Da insuspeita Austrália
– mais concretamente da artística cidade de Melbourne – chega-nos uma das
mais deliciosas iguarias sonoras confeccionadas no presente ano de 2021. Lançado
muito recentemente pela mão do selo discográfico germânico Kozmik Artifactz
em formato físico de vinil, ‘Sonic Mantras’ é o novo e segundo
álbum do talentoso e apaixonante colectivo australiano The Black Heart Death
Cult, e vem pincelado e aureolado por um lustroso, edénico e milagroso misticismo
de resplandecência estival e fragância oriental de onde facilmente se apalada
um refrescante, mélico, magnético e deslumbrante Shoegaze pautado a imersivos
e cativantes ritmos Krauty e tingido a diluviano e caleidoscópico
psicadelismo, que se desenvolve, agiganta e revolve num mântrico, fogoso,
venenoso e profético Heavy Psych de carregadas feições Doom’escas.
A sua sonoridade nirvânica, melíflua, sedosa e talismânica tem o dom de nos
farolizar, enternecer e canalizar pelas mais erógenas zonas da nossa
espiritualidade, ancorando-nos e perpetuando-nos num ébrio estádio de sublimado
e inesgotável encantamento. De pálpebras rebaixadas, olhar embaciado, ouvidos salivantes,
semblante petrificado e espírito reconfortado pela inefável doçura que este ‘Sonic
Mantras’ respira e transpira, somos embrumados e namorados pela bucólica,
etérea e afrodisíaca radiação de The Black Heart Death Cult, e acordados
no meio de um faustoso, expressivo e aparatoso bazaar. Usando e
ostentando ainda vistosos adereços vintage de indiscreta inspiração sessentista,
um negro véu onde florescem luminosas e chamejantes fornalhas estelares, e toda
uma ataráxica religiosidade de imediata veneração, ‘Sonic Mantras’
afunila e viaja o ouvinte numa labiríntica, prismática e inescapável hipnose de estímulo
sensorial.

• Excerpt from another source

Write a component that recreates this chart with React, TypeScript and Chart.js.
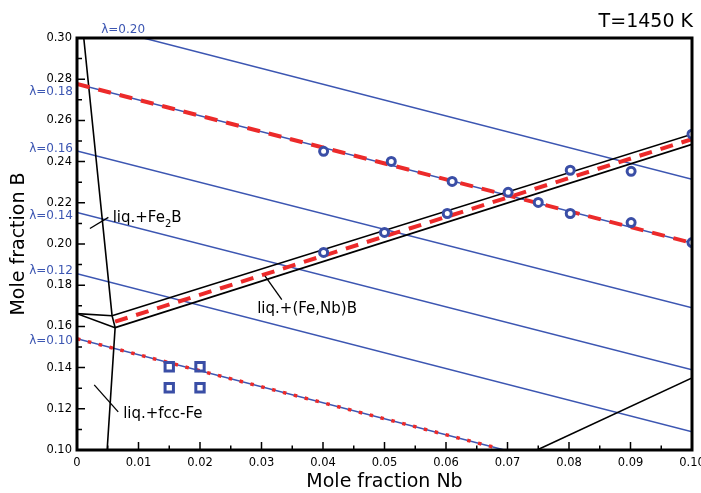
import React, { useEffect, useRef } from 'react';
import { Chart, registerables } from 'chart.js';
Chart.register(...registerables);

const FONT = '"DejaVu Sans", Verdana, sans-serif';
const BLUE = '#3c56b2';
const MARK = '#3a4ea6';
const RED = '#ec2a2a';
const BLACK = '#000000';

// axis ticks
const xTickValues = [0, 0.01, 0.02, 0.03, 0.04, 0.05, 0.06, 0.07, 0.08, 0.09, 0.1];
const xTickLabels = ['0', '0.01', '0.02', '0.03', '0.04', '0.05', '0.06', '0.07', '0.08', '0.09', '0.10'];
const yTickValues = [0.1, 0.12, 0.14, 0.16, 0.18, 0.2, 0.22, 0.24, 0.26, 0.28, 0.3];
const yTickLabels = ['0.10', '0.12', '0.14', '0.16', '0.18', '0.20', '0.22', '0.24', '0.26', '0.28', '0.30'];

// iso-lambda lines (start/end)
const lambdaNames = ['λ=0.20', 'λ=0.18', 'λ=0.16', 'λ=0.14', 'λ=0.12', 'λ=0.10'];
const lambdaX0 = [0.0108, 0, 0, 0, 0, 0];
const lambdaY0 = [0.3, 0.2777, 0.2451, 0.2153, 0.1856, 0.154];
const lambdaX1 = [0.1, 0.1, 0.1, 0.1, 0.1, 0.0695];
const lambdaY1 = [0.2314, 0.2005, 0.169, 0.139, 0.1088, 0.1];
// label anchors (data coords): first is centred above frame, others right of axis
const lambdaLabelX = [0.0075, 0, 0, 0, 0, 0];
const lambdaLabelY = [0.3024, 0.2723, 0.2445, 0.2119, 0.1852, 0.1516];

// (Fe,Nb)B band centre (red dashed)
const bandMidX = [0.0062, 0.1];
const bandMidY = [0.1623, 0.2509];
// red dotted along lambda=0.10
const redDotX = [0, 0.0685];
const redDotY = [0.154, 0.1008];

// phase boundaries
const boundaryAX = [0.0011, 0.0057, 0.0062, 0.0049];
const boundaryAY = [0.3, 0.1652, 0.1594, 0.1];
const triTopX = [0, 0.0057];
const triTopY = [0.1662, 0.1652];
const triBotX = [0, 0.0062];
const triBotY = [0.1662, 0.1594];
const bandUpX = [0.0057, 0.1];
const bandUpY = [0.1652, 0.2533];
const bandLowX = [0.0062, 0.1];
const bandLowY = [0.1594, 0.2484];
const lowerRightX = [0.0748, 0.1];
const lowerRightY = [0.1, 0.135];

// pointer lines for phase labels
const ptrFe2BX = [0.0021, 0.0051];
const ptrFe2BY = [0.2075, 0.2129];
const ptrFeNbBX = [0.0303, 0.0333];
const ptrFeNbBY = [0.1856, 0.173];
const ptrFccX = [0.0028, 0.0067];
const ptrFccY = [0.1316, 0.1185];

// experimental points
const tieCircX = [0.0401, 0.0511, 0.061, 0.075, 0.0802, 0.0901, 0.1];
const tieCircY = [0.245, 0.2401, 0.2304, 0.2202, 0.2148, 0.2104, 0.2007];
const bandCircX = [0.0401, 0.05, 0.0602, 0.0701, 0.0802, 0.0901, 0.1];
const bandCircY = [0.1959, 0.2056, 0.2148, 0.2251, 0.2358, 0.2353, 0.2533];
const squareX = [0.015, 0.02, 0.015, 0.02];
const squareY = [0.1404, 0.1404, 0.1302, 0.1302];

// phase labels (left x, baseline y in data coords)
const phaseLabelParts = [
  [{ t: 'liq.+Fe' }, { t: '2', sub: true }, { t: 'B' }],
  [{ t: 'liq.+(Fe,Nb)B' }],
  [{ t: 'liq.+fcc-Fe' }],
];
const phaseLabelX = [0.0058, 0.0293, 0.0075];
const phaseLabelY = [0.2105, 0.1667, 0.1156];

const pts = (xs: number[], ys: number[]) => xs.map((x, i) => ({ x, y: ys[i] }));

const line = (xs: number[], ys: number[], color: string, width: number, order: number, dash: number[] = []) => ({
  type: 'scatter' as const,
  data: pts(xs, ys),
  showLine: true,
  borderColor: color,
  backgroundColor: color,
  borderWidth: width,
  borderDash: dash,
  pointRadius: 0,
  pointHoverRadius: 0,
  order,
});

const decor = {
  id: 'decor',
  afterDatasetsDraw(chart: any) {
    const { ctx, chartArea, scales } = chart;
    const { left, right, top, bottom } = chartArea;
    const x = scales.x;
    const y = scales.y;
    ctx.save();
    // ticks
    ctx.strokeStyle = BLACK;
    ctx.lineWidth = 1.5;
    ctx.beginPath();
    xTickValues.forEach((v, i) => {
      const px = x.getPixelForValue(v);
      ctx.moveTo(px, bottom);
      ctx.lineTo(px, bottom - 8);
      if (i < xTickValues.length - 1) {
        const pm = x.getPixelForValue((v + xTickValues[i + 1]) / 2);
        ctx.moveTo(pm, bottom);
        ctx.lineTo(pm, bottom - 4.5);
      }
    });
    yTickValues.forEach((v, i) => {
      const py = y.getPixelForValue(v);
      ctx.moveTo(left, py);
      ctx.lineTo(left + 8, py);
      if (i < yTickValues.length - 1) {
        const pm = y.getPixelForValue((v + yTickValues[i + 1]) / 2);
        ctx.moveTo(left, pm);
        ctx.lineTo(left + 5, pm);
      }
    });
    ctx.stroke();
    // frame
    ctx.lineWidth = 3;
    ctx.strokeRect(left, top, right - left, bottom - top);

    // lambda labels
    ctx.fillStyle = BLUE;
    ctx.font = `12px ${FONT}`;
    ctx.textBaseline = 'alphabetic';
    lambdaNames.forEach((name, i) => {
      const py = y.getPixelForValue(lambdaLabelY[i]);
      if (i === 0) {
        ctx.textAlign = 'center';
        ctx.fillText(name, x.getPixelForValue(lambdaLabelX[i]), py);
      } else {
        ctx.textAlign = 'right';
        ctx.fillText(name, x.getPixelForValue(lambdaLabelX[i]) - 4, py);
      }
    });

    // phase labels
    ctx.fillStyle = BLACK;
    ctx.textAlign = 'left';
    phaseLabelParts.forEach((parts, i) => {
      let px = x.getPixelForValue(phaseLabelX[i]);
      const py = y.getPixelForValue(phaseLabelY[i]);
      parts.forEach((p: any) => {
        ctx.font = p.sub ? `10px ${FONT}` : `15px ${FONT}`;
        ctx.fillText(p.t, px, p.sub ? py + 5 : py);
        px += ctx.measureText(p.t).width;
      });
    });

    // temperature
    ctx.font = `19px ${FONT}`;
    ctx.textAlign = 'right';
    ctx.fillText('T=1450 K', right + 1, 27);
    ctx.restore();
  },
};

export default function App() {
  const ref = useRef<HTMLCanvasElement>(null);
  useEffect(() => {
    document.body.style.margin = '0';
    const lambdaSets = lambdaNames.map((_, i) =>
      line([lambdaX0[i], lambdaX1[i]], [lambdaY0[i], lambdaY1[i]], BLUE, 1.5, 40)
    );
    const circleStyle = {
      type: 'scatter',
      pointStyle: 'circle',
      pointRadius: 4,
      pointBorderWidth: 3,
      borderColor: MARK,
      backgroundColor: '#ffffff',
      order: 1,
    };
    const chart = new Chart(ref.current as HTMLCanvasElement, {
      type: 'scatter',
      data: {
        datasets: [
          { ...circleStyle, data: pts(tieCircX, tieCircY) },
          { ...circleStyle, data: pts(bandCircX, bandCircY) },
          {
            type: 'scatter',
            data: pts(squareX, squareY),
            pointStyle: 'rect',
            pointRadius: 5.9,
            pointBorderWidth: 3,
            borderColor: MARK,
            backgroundColor: 'rgba(255,255,255,0)',
            order: 1,
          },
          line([lambdaX0[1], lambdaX1[1]], [lambdaY0[1], lambdaY1[1]], RED, 4, 10, [13, 9]),
          line(bandMidX, bandMidY, RED, 4, 10, [13, 9]),
          line(redDotX, redDotY, RED, 3.5, 10, [3.5, 7.7]),
          line(boundaryAX, boundaryAY, BLACK, 1.6, 20),
          line(triTopX, triTopY, BLACK, 1.6, 20),
          line(triBotX, triBotY, BLACK, 1.6, 20),
          line(bandUpX, bandUpY, BLACK, 1.6, 20),
          line(bandLowX, bandLowY, BLACK, 1.6, 20),
          line(lowerRightX, lowerRightY, BLACK, 1.6, 20),
          line(ptrFe2BX, ptrFe2BY, BLACK, 1.3, 20),
          line(ptrFeNbBX, ptrFeNbBY, BLACK, 1.3, 20),
          line(ptrFccX, ptrFccY, BLACK, 1.3, 20),
          ...lambdaSets,
        ] as any,
      },
      options: {
        responsive: false,
        animation: false,
        events: [],
        layout: { padding: { top: 38, right: 9, left: 0, bottom: 0 } },
        plugins: { legend: { display: false }, tooltip: { enabled: false }, title: { display: false } },
        scales: {
          x: {
            type: 'linear',
            min: 0,
            max: 0.1,
            afterFit: (s: any) => { s.height = 43; s.paddingLeft = 0; s.paddingRight = 0; },
            afterBuildTicks: (s: any) => { s.ticks = xTickValues.map((v) => ({ value: v })); },
            grid: { display: false, drawTicks: false },
            border: { display: false },
            ticks: {
              padding: 6,
              color: BLACK,
              maxRotation: 0,
              autoSkip: false,
              font: { family: FONT, size: 11.5 },
              callback: (_v: any, i: number) => xTickLabels[i],
            },
            title: {
              display: true,
              text: 'Mole fraction Nb',
              color: BLACK,
              font: { family: FONT, size: 19 },
              padding: { top: 0, bottom: 0 },
            },
          },
          y: {
            type: 'linear',
            min: 0.1,
            max: 0.3,
            afterFit: (s: any) => { s.width = 77; s.paddingTop = 0; s.paddingBottom = 0; },
            afterBuildTicks: (s: any) => { s.ticks = yTickValues.map((v) => ({ value: v })); },
            grid: { display: false, drawTicks: false },
            border: { display: false },
            ticks: {
              padding: 5,
              color: BLACK,
              autoSkip: false,
              font: { family: FONT, size: 11.5 },
              callback: (_v: any, i: number) => yTickLabels[i],
            },
            title: {
              display: true,
              text: 'Mole fraction B',
              color: BLACK,
              font: { family: FONT, size: 19 },
              padding: { top: 8, bottom: 0 },
            },
          },
        },
      },
      plugins: [decor],
    } as any);
    return () => chart.destroy();
  }, []);
  return (
    <div style={{ width: 701, height: 493 }}>
      <canvas ref={ref} width={701} height={493} style={{ width: 701, height: 493, display: 'block' }} />
    </div>
  );
}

Deixem-se enfeitiçar e dominar pelas eróticas danças brilhantemente
coreografadas pelas dialogantes guitarras que se manifestam em pérsicos,
sinuosos, gloriosos e estéticos Riffs apimentados pelo rosnante e
crepitante efeito Fuzz, e delirantes, uivantes, tóxicos e serpenteantes solos
avinagrados a alucinógena acidez, pela murmurante reverberação pesadamente bafejada
por um baixo fibrótico, denso, tenso e elástico, pelos ritualísticos tambores
de uma bateria provocante, hipnótica, enfática e tribalista, pelos enigmáticos,
extensos e cósmicos mugidos vocalizados por um mágico, fantasioso e litúrgico órgão,
pela doce harmonia desprendida dos maviosos, caramelizados, espectrais e deleitosos
vocais de temperos celestiais, e ainda pelo xamânico exotismo de uma adornada, balsâmica,
messiânica e elaborada cítara que tricota de forma colorida e ziguezagueante o
derradeiro tema desta irretocável obra-prima. De estender ainda elogiosas apreciações
ao escultural artwork de requintadas, faraónicas e pormenorizadas texturas,
superiormente edificado pelo inventivo e habilidoso designer gráfico Adam Pobiak de
créditos há muito firmados. ‘Sonic Mantras’ é um álbum mutuamente
morfínico, delicado, ousado e eufórico. Um registo ensolarado a imaculada
beatitude que resvala nas costuras fronteiriças da perfeição, e reclama para si
mesmo toda a nossa fascinação. Deixem-se incensar nas suas sumptuosas melodias oxigenadas
a tocante e desarmante subtileza, e derretam-se nas abissais profundezas deste catártico,
ascético e sumarento néctar. Estamos seguramente na honrosa presença de um dos
grandes álbuns florescidos este ano.